═══ DATASET EXTRACT

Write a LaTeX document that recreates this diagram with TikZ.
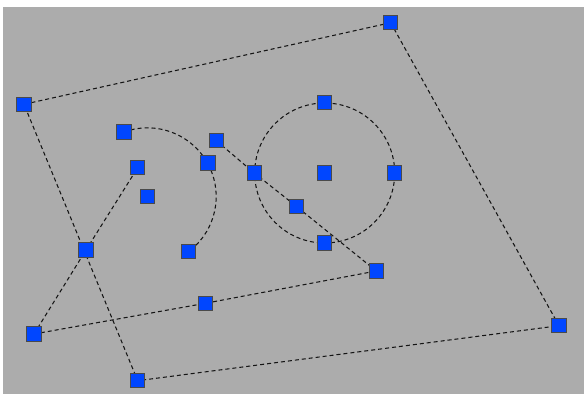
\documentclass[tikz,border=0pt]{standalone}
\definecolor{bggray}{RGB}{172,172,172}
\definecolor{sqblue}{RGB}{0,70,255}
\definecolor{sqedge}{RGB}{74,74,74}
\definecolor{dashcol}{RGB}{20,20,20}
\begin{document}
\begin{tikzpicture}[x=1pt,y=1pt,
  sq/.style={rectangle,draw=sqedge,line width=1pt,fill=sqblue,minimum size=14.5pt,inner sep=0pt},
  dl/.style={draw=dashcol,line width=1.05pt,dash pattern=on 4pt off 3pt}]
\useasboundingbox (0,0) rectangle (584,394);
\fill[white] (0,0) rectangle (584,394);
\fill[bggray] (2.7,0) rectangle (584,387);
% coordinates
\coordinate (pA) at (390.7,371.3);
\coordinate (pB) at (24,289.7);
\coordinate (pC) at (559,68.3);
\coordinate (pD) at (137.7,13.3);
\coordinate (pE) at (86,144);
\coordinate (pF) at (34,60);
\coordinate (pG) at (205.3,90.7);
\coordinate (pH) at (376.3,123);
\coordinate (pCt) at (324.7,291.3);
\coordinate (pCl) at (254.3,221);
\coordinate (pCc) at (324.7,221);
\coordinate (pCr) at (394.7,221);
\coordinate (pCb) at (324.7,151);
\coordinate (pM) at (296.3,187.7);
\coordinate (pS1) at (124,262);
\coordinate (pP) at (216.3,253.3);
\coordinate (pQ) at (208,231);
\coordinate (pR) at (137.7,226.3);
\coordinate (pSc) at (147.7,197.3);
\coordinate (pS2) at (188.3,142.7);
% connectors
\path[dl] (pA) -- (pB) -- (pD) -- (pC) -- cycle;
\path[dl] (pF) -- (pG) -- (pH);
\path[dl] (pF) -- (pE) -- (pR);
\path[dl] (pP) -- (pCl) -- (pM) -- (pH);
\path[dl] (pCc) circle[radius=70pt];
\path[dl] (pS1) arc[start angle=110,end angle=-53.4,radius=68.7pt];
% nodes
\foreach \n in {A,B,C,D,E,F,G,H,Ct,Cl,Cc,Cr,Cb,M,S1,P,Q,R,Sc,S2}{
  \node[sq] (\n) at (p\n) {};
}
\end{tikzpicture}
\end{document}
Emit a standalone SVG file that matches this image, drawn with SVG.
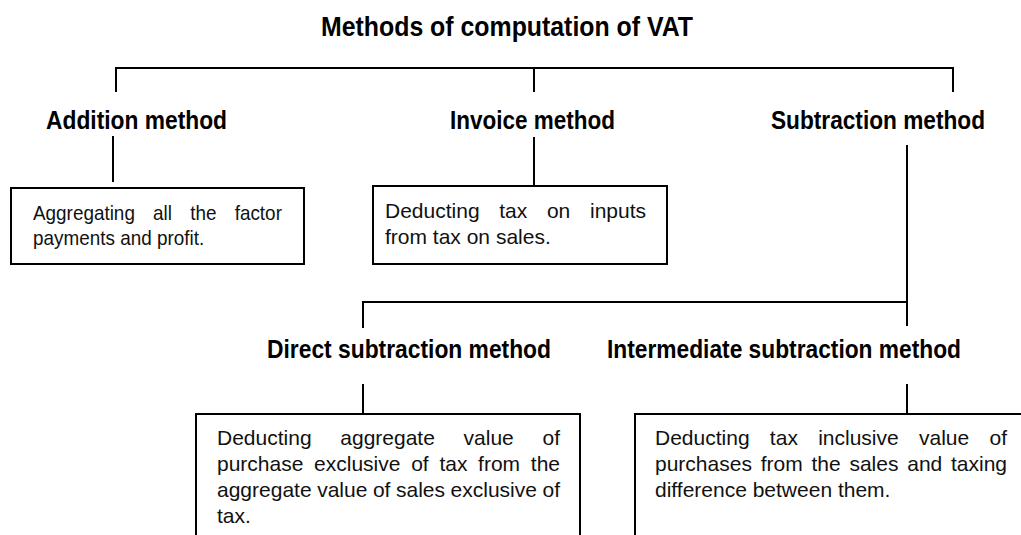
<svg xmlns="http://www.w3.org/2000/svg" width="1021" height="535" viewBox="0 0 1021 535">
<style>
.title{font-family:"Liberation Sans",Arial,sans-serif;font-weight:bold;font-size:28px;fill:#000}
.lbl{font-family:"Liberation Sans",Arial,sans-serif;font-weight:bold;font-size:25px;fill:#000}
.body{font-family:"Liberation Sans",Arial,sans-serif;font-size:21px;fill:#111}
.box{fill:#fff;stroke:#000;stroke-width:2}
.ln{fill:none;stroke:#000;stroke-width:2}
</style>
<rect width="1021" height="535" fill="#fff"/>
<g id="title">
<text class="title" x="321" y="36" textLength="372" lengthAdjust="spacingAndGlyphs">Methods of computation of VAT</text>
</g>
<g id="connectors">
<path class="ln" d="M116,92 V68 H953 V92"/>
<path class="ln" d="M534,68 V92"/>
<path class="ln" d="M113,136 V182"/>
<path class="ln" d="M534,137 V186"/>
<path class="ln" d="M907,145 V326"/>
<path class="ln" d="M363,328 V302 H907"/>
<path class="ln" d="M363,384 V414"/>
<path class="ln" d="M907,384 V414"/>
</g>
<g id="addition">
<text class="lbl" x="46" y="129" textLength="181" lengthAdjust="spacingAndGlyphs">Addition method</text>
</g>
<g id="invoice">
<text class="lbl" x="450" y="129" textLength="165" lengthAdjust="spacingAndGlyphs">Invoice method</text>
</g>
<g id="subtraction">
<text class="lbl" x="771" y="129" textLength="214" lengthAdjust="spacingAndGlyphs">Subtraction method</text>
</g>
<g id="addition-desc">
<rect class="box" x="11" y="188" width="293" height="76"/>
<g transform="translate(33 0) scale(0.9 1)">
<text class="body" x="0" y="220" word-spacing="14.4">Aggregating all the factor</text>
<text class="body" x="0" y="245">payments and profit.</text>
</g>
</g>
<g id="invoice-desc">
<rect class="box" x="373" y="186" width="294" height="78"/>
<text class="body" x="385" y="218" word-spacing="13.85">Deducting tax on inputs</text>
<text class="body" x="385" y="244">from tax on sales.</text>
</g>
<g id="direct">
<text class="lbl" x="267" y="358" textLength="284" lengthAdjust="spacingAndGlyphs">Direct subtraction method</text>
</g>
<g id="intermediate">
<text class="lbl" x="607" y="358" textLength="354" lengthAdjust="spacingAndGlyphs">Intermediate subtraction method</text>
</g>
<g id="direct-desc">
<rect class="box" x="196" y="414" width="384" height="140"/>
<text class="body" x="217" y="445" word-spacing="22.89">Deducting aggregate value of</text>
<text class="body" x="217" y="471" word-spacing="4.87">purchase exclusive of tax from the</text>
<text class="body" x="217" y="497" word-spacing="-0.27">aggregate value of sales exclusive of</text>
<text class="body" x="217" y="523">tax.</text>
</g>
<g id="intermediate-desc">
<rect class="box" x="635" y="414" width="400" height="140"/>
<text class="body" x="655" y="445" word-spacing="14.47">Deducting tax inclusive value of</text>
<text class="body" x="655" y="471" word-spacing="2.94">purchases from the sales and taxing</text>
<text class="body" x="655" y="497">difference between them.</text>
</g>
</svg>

══════

SET PROBLEM: Write out the listing above exactly as it stands, pictures excluded.

OUTPUT OF THE EXERCISE:
Write a LaTeX document that recreates this diagram with TikZ.
\documentclass[tikz,border=0pt]{standalone}
\definecolor{bggray}{RGB}{172,172,172}
\definecolor{sqblue}{RGB}{0,70,255}
\definecolor{sqedge}{RGB}{74,74,74}
\definecolor{dashcol}{RGB}{20,20,20}
\begin{document}
\begin{tikzpicture}[x=1pt,y=1pt,
  sq/.style={rectangle,draw=sqedge,line width=1pt,fill=sqblue,minimum size=14.5pt,inner sep=0pt},
  dl/.style={draw=dashcol,line width=1.05pt,dash pattern=on 4pt off 3pt}]
\useasboundingbox (0,0) rectangle (584,394);
\fill[white] (0,0) rectangle (584,394);
\fill[bggray] (2.7,0) rectangle (584,387);
% coordinates
\coordinate (pA) at (390.7,371.3);
\coordinate (pB) at (24,289.7);
\coordinate (pC) at (559,68.3);
\coordinate (pD) at (137.7,13.3);
\coordinate (pE) at (86,144);
\coordinate (pF) at (34,60);
\coordinate (pG) at (205.3,90.7);
\coordinate (pH) at (376.3,123);
\coordinate (pCt) at (324.7,291.3);
\coordinate (pCl) at (254.3,221);
\coordinate (pCc) at (324.7,221);
\coordinate (pCr) at (394.7,221);
\coordinate (pCb) at (324.7,151);
\coordinate (pM) at (296.3,187.7);
\coordinate (pS1) at (124,262);
\coordinate (pP) at (216.3,253.3);
\coordinate (pQ) at (208,231);
\coordinate (pR) at (137.7,226.3);
\coordinate (pSc) at (147.7,197.3);
\coordinate (pS2) at (188.3,142.7);
% connectors
\path[dl] (pA) -- (pB) -- (pD) -- (pC) -- cycle;
\path[dl] (pF) -- (pG) -- (pH);
\path[dl] (pF) -- (pE) -- (pR);
\path[dl] (pP) -- (pCl) -- (pM) -- (pH);
\path[dl] (pCc) circle[radius=70pt];
\path[dl] (pS1) arc[start angle=110,end angle=-53.4,radius=68.7pt];
% nodes
\foreach \n in {A,B,C,D,E,F,G,H,Ct,Cl,Cc,Cr,Cb,M,S1,P,Q,R,Sc,S2}{
  \node[sq] (\n) at (p\n) {};
}
\end{tikzpicture}
\end{document}
Emit a standalone SVG file that matches this image, drawn with SVG.
<svg xmlns="http://www.w3.org/2000/svg" width="1021" height="535" viewBox="0 0 1021 535">
<style>
.title{font-family:"Liberation Sans",Arial,sans-serif;font-weight:bold;font-size:28px;fill:#000}
.lbl{font-family:"Liberation Sans",Arial,sans-serif;font-weight:bold;font-size:25px;fill:#000}
.body{font-family:"Liberation Sans",Arial,sans-serif;font-size:21px;fill:#111}
.box{fill:#fff;stroke:#000;stroke-width:2}
.ln{fill:none;stroke:#000;stroke-width:2}
</style>
<rect width="1021" height="535" fill="#fff"/>
<g id="title">
<text class="title" x="321" y="36" textLength="372" lengthAdjust="spacingAndGlyphs">Methods of computation of VAT</text>
</g>
<g id="connectors">
<path class="ln" d="M116,92 V68 H953 V92"/>
<path class="ln" d="M534,68 V92"/>
<path class="ln" d="M113,136 V182"/>
<path class="ln" d="M534,137 V186"/>
<path class="ln" d="M907,145 V326"/>
<path class="ln" d="M363,328 V302 H907"/>
<path class="ln" d="M363,384 V414"/>
<path class="ln" d="M907,384 V414"/>
</g>
<g id="addition">
<text class="lbl" x="46" y="129" textLength="181" lengthAdjust="spacingAndGlyphs">Addition method</text>
</g>
<g id="invoice">
<text class="lbl" x="450" y="129" textLength="165" lengthAdjust="spacingAndGlyphs">Invoice method</text>
</g>
<g id="subtraction">
<text class="lbl" x="771" y="129" textLength="214" lengthAdjust="spacingAndGlyphs">Subtraction method</text>
</g>
<g id="addition-desc">
<rect class="box" x="11" y="188" width="293" height="76"/>
<g transform="translate(33 0) scale(0.9 1)">
<text class="body" x="0" y="220" word-spacing="14.4">Aggregating all the factor</text>
<text class="body" x="0" y="245">payments and profit.</text>
</g>
</g>
<g id="invoice-desc">
<rect class="box" x="373" y="186" width="294" height="78"/>
<text class="body" x="385" y="218" word-spacing="13.85">Deducting tax on inputs</text>
<text class="body" x="385" y="244">from tax on sales.</text>
</g>
<g id="direct">
<text class="lbl" x="267" y="358" textLength="284" lengthAdjust="spacingAndGlyphs">Direct subtraction method</text>
</g>
<g id="intermediate">
<text class="lbl" x="607" y="358" textLength="354" lengthAdjust="spacingAndGlyphs">Intermediate subtraction method</text>
</g>
<g id="direct-desc">
<rect class="box" x="196" y="414" width="384" height="140"/>
<text class="body" x="217" y="445" word-spacing="22.89">Deducting aggregate value of</text>
<text class="body" x="217" y="471" word-spacing="4.87">purchase exclusive of tax from the</text>
<text class="body" x="217" y="497" word-spacing="-0.27">aggregate value of sales exclusive of</text>
<text class="body" x="217" y="523">tax.</text>
</g>
<g id="intermediate-desc">
<rect class="box" x="635" y="414" width="400" height="140"/>
<text class="body" x="655" y="445" word-spacing="14.47">Deducting tax inclusive value of</text>
<text class="body" x="655" y="471" word-spacing="2.94">purchases from the sales and taxing</text>
<text class="body" x="655" y="497">difference between them.</text>
</g>
</svg>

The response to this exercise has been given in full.